• Directions for this task: Below are the records; locate each line with the word "that" and copy it.

• Data listing:
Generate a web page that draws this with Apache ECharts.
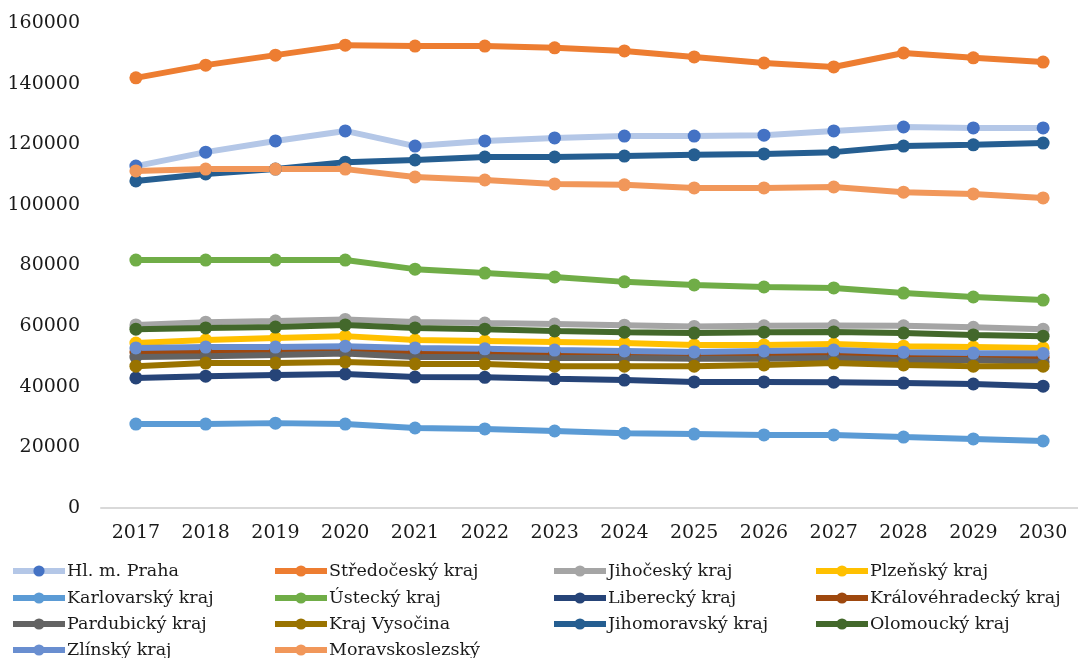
<!DOCTYPE html>
<html>
<head>
<meta charset="utf-8">
<script src="https://cdn.jsdelivr.net/npm/echarts@6/dist/echarts.min.js"></script>
<style>
html,body{margin:0;padding:0;background:#fff;}
#main{width:1078px;height:658px;}
</style>
</head>
<body>
<div id="main"></div>
<script>
var years = ['2017','2018','2019','2020','2021','2022','2023','2024','2025','2026','2027','2028','2029','2030'];
var yTicks = [0,20000,40000,60000,80000,100000,120000,140000,160000];

var praha          = [112800,117400,121100,124400,119400,121100,122100,122700,122700,123000,124400,125700,125400,125400];
var stredocesky    = [141900,146100,149400,152700,152400,152400,151800,150800,148800,146800,145500,150100,148500,147100];
var jihocesky      = [60400,61300,61700,62200,61400,61000,60700,60300,59900,60100,60200,60100,59600,59000];
var plzensky       = [54400,55400,56100,56700,55400,55100,54800,54400,53800,53800,54100,53400,53100,52800];
var karlovarsky    = [27700,27700,28000,27700,26400,26100,25400,24700,24400,24100,24100,23400,22800,22100];
var ustecky        = [81800,81800,81800,81800,78800,77500,76200,74600,73600,72900,72600,70900,69600,68600];
var liberecky      = [42900,43500,43900,44200,43200,43100,42600,42200,41600,41600,41500,41200,40900,40200];
var kralovehradecky= [51500,51700,51900,52200,51400,51100,50800,50500,50300,50500,50700,50200,49900,49700];
var pardubicky     = [49800,50100,50500,51000,49800,49800,49500,49500,49200,49200,49500,48800,48800,48200];
var vysocina       = [46800,47800,47800,48200,47500,47500,46800,46800,46800,47200,47800,47200,46800,46800];
var jihomoravsky   = [107900,110200,111800,114100,114800,115800,115800,116100,116500,116800,117400,119400,119800,120400];
var olomoucky      = [59000,59400,59700,60400,59400,59000,58400,58000,57700,58000,58100,57700,57100,56700];
var zlinsky        = [52800,53100,53100,53400,52800,52500,52100,51800,51500,51800,52100,51400,51100,51000];
var moravskoslezsky= [111200,111800,111800,111800,109200,108200,106900,106600,105600,105600,105900,104200,103600,102300];

var names = ['Hl. m. Praha','Středočeský kraj','Jihočeský kraj','Plzeňský kraj','Karlovarský kraj','Ústecký kraj','Liberecký kraj','Královéhradecký kraj','Pardubický kraj','Kraj Vysočina','Jihomoravský kraj','Olomoucký kraj','Zlínský kraj','Moravskoslezský'];
var values = [praha,stredocesky,jihocesky,plzensky,karlovarsky,ustecky,liberecky,kralovehradecky,pardubicky,vysocina,jihomoravsky,olomoucky,zlinsky,moravskoslezsky];
var lineColors = ['#b4c7e7','#ed7d31','#a5a5a5','#ffc000','#5b9bd5','#70ad47','#264478','#9e480e','#636363','#997300','#255e91','#43682b','#698ed0','#f1975a'];
var markerColors = ['#4472c4','#ed7d31','#a5a5a5','#ffc000','#5b9bd5','#70ad47','#264478','#9e480e','#636363','#997300','#255e91','#43682b','#698ed0','#f1975a'];

var FONT = 'DejaVu Serif';
var series = names.map(function(n,i){
  return {
    name: n, type: 'line', data: values[i],
    symbol: 'circle', symbolSize: 13,
    lineStyle: {width: 6, color: lineColors[i]},
    itemStyle: {color: markerColors[i]},
    emphasis: {disabled: true},
    animation: false
  };
});

// legend layout: 4 columns, items placed row by row
var colX = [10, 272, 551, 813];
var rowY = [562, 589, 615, 641];
var legends = names.map(function(n,i){
  return {
    left: colX[i % 4], top: rowY[Math.floor(i / 4)], data: [n],
    itemWidth: 52, itemHeight: 14, padding: 0,
    selectedMode: false,
    lineStyle: {width: 6},
    textStyle: {fontFamily: FONT, fontSize: 17.5, color: '#1a1a1a', padding: [0,0,0,-3]}
  };
});

var chart = echarts.init(document.getElementById('main'));
chart.setOption({
  animation: false,
  backgroundColor: '#fff',
  grid: {left: 101, right: -5, top: 23, bottom: 150},
  legend: legends,
  xAxis: {
    type: 'category', data: years, boundaryGap: true,
    axisLine: {show: true, lineStyle: {color: '#d9d9d9', width: 2}},
    axisTick: {show: false},
    axisLabel: {fontFamily: FONT, fontSize: 19, color: '#1a1a1a', margin: 16}
  },
  yAxis: {
    type: 'value', min: yTicks[0], max: yTicks[yTicks.length-1], interval: yTicks[1]-yTicks[0],
    axisLine: {show: false}, axisTick: {show: false}, splitLine: {show: false},
    axisLabel: {fontFamily: FONT, fontSize: 19, color: '#1a1a1a', margin: 21,
      formatter: function(v){ return String(v); }}
  },
  series: series
});
</script>
</body>
</html>
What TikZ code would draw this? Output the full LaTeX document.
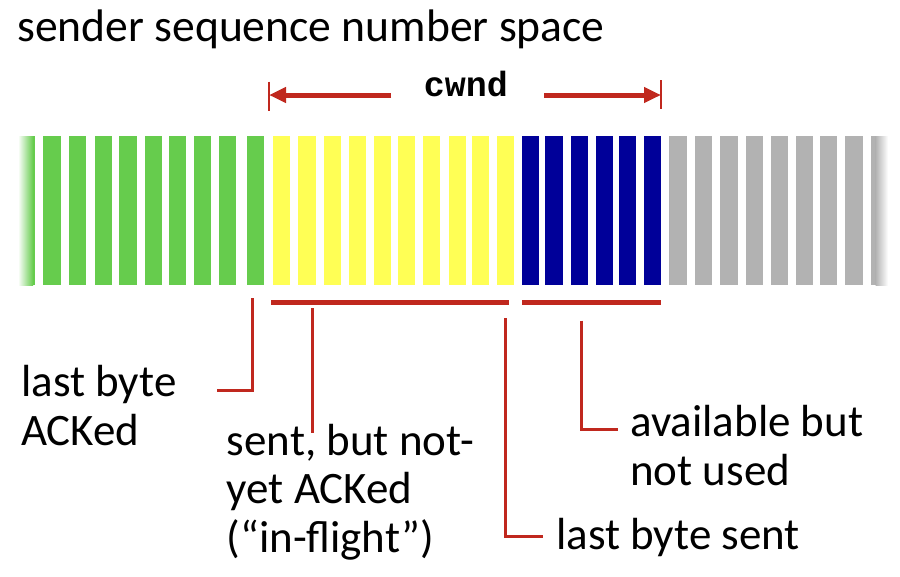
\documentclass[tikz,border=0pt]{standalone}
\usepackage{fontspec}
\setmainfont{Carlito}
\setmonofont{Liberation Mono}
\usetikzlibrary{arrows.meta}
\definecolor{greenbar}{RGB}{102,204,77}
\definecolor{yellowbar}{RGB}{255,255,85}
\definecolor{bluebar}{RGB}{0,0,153}
\definecolor{graybar}{RGB}{178,178,178}
\definecolor{redl}{RGB}{192,40,30}
\begin{document}
\begin{tikzpicture}[x=1pt,y=-1pt,
  lbl/.style={anchor=base west,inner sep=0pt,font=\fontsize{45}{48.5}\selectfont},
  bracket/.style={draw=redl,line width=5pt},
  conn/.style={draw=redl,line width=3pt},
  tick/.style={draw=redl,line width=1.5pt},
  cwarrow/.style={draw=redl,line width=5pt,-{Triangle[length=17pt,width=15pt]}}
]
\useasboundingbox (0,0) rectangle (900,576);
% bars
\foreach \x in {43.3,69,94.7,119.3,145,169,194,219,246.7}
  \fill[greenbar] (\x,136) rectangle ++(17.3,149);
\foreach \x in {273,298.3,323.7,349,374,398,423,448.7,472,496.7}
  \fill[yellowbar] (\x,136) rectangle ++(17.3,149);
\foreach \x in {521.5,545.3,571,596,619,644}
  \fill[bluebar] (\x,136) rectangle ++(17.3,149);
\foreach \x in {669.3,695,720.3,746,771,796,820,845.3}
  \fill[graybar] (\x,136) rectangle ++(17.3,149);
\shade[left color=white,right color=greenbar] (18,136) rectangle (33,285);
\fill[greenbar] (32.5,136) rectangle (35,285);
\fill[graybar] (870.7,136) rectangle (876,285);
\shade[left color=graybar,right color=white] (875.5,136) rectangle (888,285);
% cwnd
\node[anchor=base,inner sep=0pt,font=\ttfamily\bfseries\fontsize{35}{40}\selectfont] (cwnd) at (466,96) {cwnd};
\coordinate (cwL) at (269,95);
\coordinate (cwR) at (661,95);
\draw[cwarrow] (391,95) -- (cwL);
\draw[cwarrow] (544,95) -- (cwR);
\draw[tick] (269,81.5) -- (269,111);
\draw[tick] (661,80) -- (661,108.5);
% brackets
\draw[bracket] (271,302.7) -- (509,302.7);
\draw[bracket] (522,302.7) -- (660.7,302.7);
% labels
\node[lbl,font=\fontsize{45.6}{48.5}\selectfont] (title) at (17,41) {sender sequence number space};
\node[lbl] (acked) at (21,396.7) {\vtop{\hbox{last byte}\hbox{ACKed}}};
\node[lbl] (flight) at (226.7,455) {\vtop{\hbox{sent, but not-}\hbox{yet ACKed}\hbox{(“in-flight”)}}};
\node[lbl] (avail) at (630,436.7) {\vtop{\hbox{available but}\hbox{not used}}};
\node[lbl] (sent) at (556,549.3) {last byte sent};
% connectors
\draw[conn] (252.7,298) -- (252.7,390) -- (216.7,390);
\draw[conn] (312.3,308) -- (312.3,433);
\draw[conn] (505.7,318) -- (505.7,536.7) -- (542.7,536.7);
\draw[conn] (581.7,320.7) -- (581.7,429) -- (618.3,429);
\end{tikzpicture}
\end{document}
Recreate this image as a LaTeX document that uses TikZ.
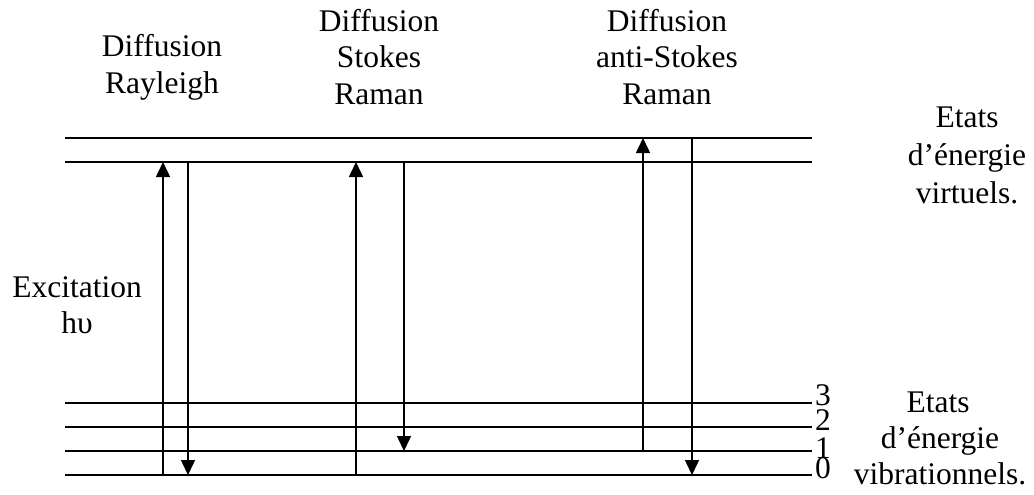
\documentclass[tikz,border=0pt]{standalone}
\usepackage{fontspec}
\setmainfont{Liberation Serif}
\usetikzlibrary{arrows.meta}
\begin{document}
\begin{tikzpicture}[x=1pt,y=-1pt,
  txt/.style={font=\fontsize{31.5}{36.5}\selectfont, inner sep=0pt, anchor=base},
  level/.style={line width=1.8pt},
  arr/.style={line width=1.5pt, -{Triangle[width=14pt,length=15pt]}}]
\useasboundingbox (0,0) rectangle (1034,495);
% energy levels
\foreach \n/\y in {vA/138, vB/162, lC/403, lD/427, lE/451, lF/475}{
  \coordinate (\n W) at (65,\y);
  \coordinate (\n E) at (812,\y);
  \draw[level] (\n W) -- (\n E);
}
% arrow end points
\coordinate (r1b) at (163,475); \coordinate (r1t) at (163,162);
\coordinate (r2t) at (188,162); \coordinate (r2b) at (188,475);
\coordinate (s1b) at (356,475); \coordinate (s1t) at (356,162);
\coordinate (s2t) at (404,162); \coordinate (s2b) at (404,451);
\coordinate (a1b) at (643,451); \coordinate (a1t) at (643,138);
\coordinate (a2t) at (692,138); \coordinate (a2b) at (692,475);
\draw[arr] (r1b) -- (r1t);
\draw[arr] (r2t) -- (r2b);
\draw[arr] (s1b) -- (s1t);
\draw[arr] (s2t) -- (s2b);
\draw[arr] (a1b) -- (a1t);
\draw[arr] (a2t) -- (a2b);
% column titles
\node[txt] (ra1) at (162,57) {Diffusion};
\node[txt] (ra2) at (162,93) {Rayleigh};
\node[txt] (st1) at (379,32) {Diffusion};
\node[txt] (st2) at (379,68) {Stokes};
\node[txt] (st3) at (379,105) {Raman};
\node[txt] (as1) at (667,32) {Diffusion};
\node[txt] (as2) at (667,68) {anti-Stokes};
\node[txt] (as3) at (667,105) {Raman};
% excitation
\node[txt] (ex1) at (77,297) {Excitation};
\node[txt] (ex2) at (77,333) {hυ};
% virtual states label
\node[txt] (vi1) at (967,128) {Etats};
\node[txt] (vi2) at (967,165) {d’énergie};
\node[txt] (vi3) at (967,203) {virtuels.};
% vibrational levels numbers
\node[txt] (n3) at (823,405) {3};
\node[txt] (n2) at (823,430) {2};
\node[txt] (n1) at (823,458) {1};
\node[txt] (n0) at (823,478) {0};
% vibrational states label
\node[txt] (vb1) at (938,412) {Etats};
\node[txt] (vb2) at (940,448) {d’énergie};
\node[txt] (vb3) at (940,484) {vibrationnels.};
\end{tikzpicture}
\end{document}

• Problem solution:
Generate a web page that draws this with Apache ECharts.
Recreate this image as a LaTeX document that uses TikZ.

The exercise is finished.